Reporter: "AIG owes the U.S. government over $100 billion, it was trying to sell part of AIA on the Hong Kong stock market, raising somewhere between 10 to 20 billion dollars, but a deal with Prudential would bring in much more than that."
News of that buyout helped raise the U.S. stock market to its highest levels in a month. But the U.K.'s Prudential's stock fell as investors got skiddish.
CNBC analysts on Fast Money discuss who wins and loses.
Tim Seymour: "AIG has to sell assets, we all know that, but they're selling to a guy who's got cash to spend on this deal and it is strategic as strategic goes, I mean this is a fantastic asset for Pru. They win by the way.

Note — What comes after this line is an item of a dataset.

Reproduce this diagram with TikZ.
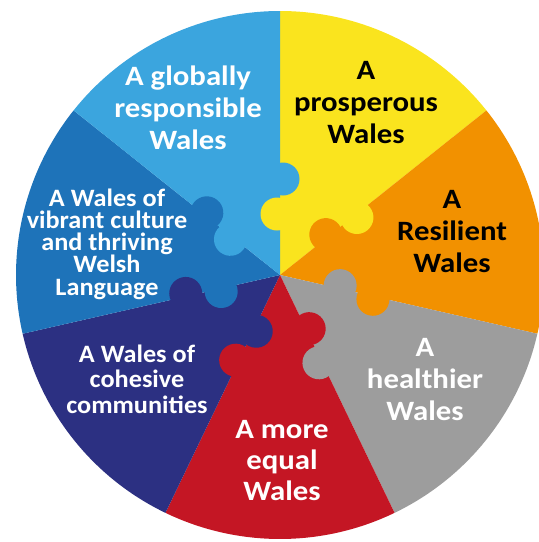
\documentclass[tikz,border=0pt]{standalone}
\usepackage{fontspec}
\setmainfont{Carlito}
\definecolor{cLBlue}{RGB}{59,165,222}
\definecolor{cYellow}{RGB}{250,228,30}
\definecolor{cOrange}{RGB}{242,145,0}
\definecolor{cGray}{RGB}{157,157,157}
\definecolor{cRed}{RGB}{196,22,36}
\definecolor{cNavy}{RGB}{44,48,130}
\definecolor{cBlue}{RGB}{30,115,185}
\begin{document}
\begin{tikzpicture}[x=1pt,y=1pt,
  big/.style={font=\fontsize{28}{32}\selectfont\bfseries, align=center, anchor=base, inner sep=0pt, transform shape, xscale=1.1},
  small/.style={font=\fontsize{25}{22.2}\selectfont\bfseries, align=center, anchor=base, inner sep=0pt, transform shape, xscale=1.05}]
\useasboundingbox (0,0) rectangle (539,-542);
\clip (0,0) rectangle (539,-542);
\coordinate (C) at (280,-275);
% sectors
\foreach \k/\col in {0/cYellow,1/cOrange,2/cGray,3/cRed,4/cNavy,5/cBlue,6/cLBlue}{
  \pgfmathsetmacro\a{90-\k*360/7}
  \pgfmathsetmacro\b{90-(\k+1)*360/7}
  \fill[\col] (C) -- ++(\a:264) arc[start angle=\a, end angle=\b, radius=264] -- cycle;
}
% puzzle tabs on each boundary
\foreach \k/\cw/\ccw in {0/cYellow/cLBlue,1/cOrange/cYellow,2/cGray/cOrange,3/cRed/cGray,4/cNavy/cRed,5/cBlue/cNavy,6/cLBlue/cBlue}{
  \pgfmathsetmacro\a{90-\k*360/7}
  \begin{scope}[shift={(280,-275)}, rotate=\a]
    \fill[\cw] (61,3) circle[radius=16.5];
    \fill[\ccw] (96,-3) circle[radius=16.5];
  \end{scope}
}
% labels (anchored at the baseline of the last line)
\node[big, text=white] (glob) at (188,-149.5) {A globally\\responsible\\Wales};
\node[big, text=black] (pros) at (366,-143.6) {A\\prosperous\\Wales};
\node[big, text=black] (resi) at (452,-272) {A\\Resilient\\Wales};
\node[big, text=white] (heal) at (425,-420) {A\\healthier\\Wales};
\node[big, text=white, font=\fontsize{28}{31}\selectfont\bfseries] (equa) at (282,-500) {A more\\equal\\Wales};
\node[small, text=white, font=\fontsize{25}{25.2}\selectfont\bfseries] (cohe) at (137,-413) {A Wales of\\cohesive\\communities};
\node[small, text=white] (cult) at (107,-295) {A Wales of\\vibrant culture\\and thriving\\Welsh\\Language};
\end{tikzpicture}
\end{document}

Gary Kaminsky: The point I'm trying to make is that this is just a one-sided deal, it's a strategic deal for Pru, it's cash for you and I as tax-payers, but I look at AIG more as a liquidating trust as opposed to a strategic company that's trying to grow their business."
So for Prudential, this is a big move. The U.K.'s Sky News says the purchase will essentially double the size of the company.
"It will be one of the biggest takeovers of a foreign company ever by any British company and it will require to help fund the takeover of AIA, the biggest rights issue, the biggest fundraising ever undertaken by a U.K. company."
But since the announcement, Prudential's stock has fallen by about 20 percent partly because of the fundraising needed to buy AIA. The Guardian talks to investors who are raising concerns about the stock sell-off.
"Further falls would force the company to issue a larger number of shares to reach the needed £14bn ($20 billion) which would further dilute existing shareholdings."
But a Telegraph commentator focuses on the significance of the deal and how it could affect the U.K.
“All the same, this is about a massive reallocation of capital from maturing western markets to faster growth emerging markets. … to finance the Prudential acquisition, sterling is going to have to be swapped en masse for dollars.”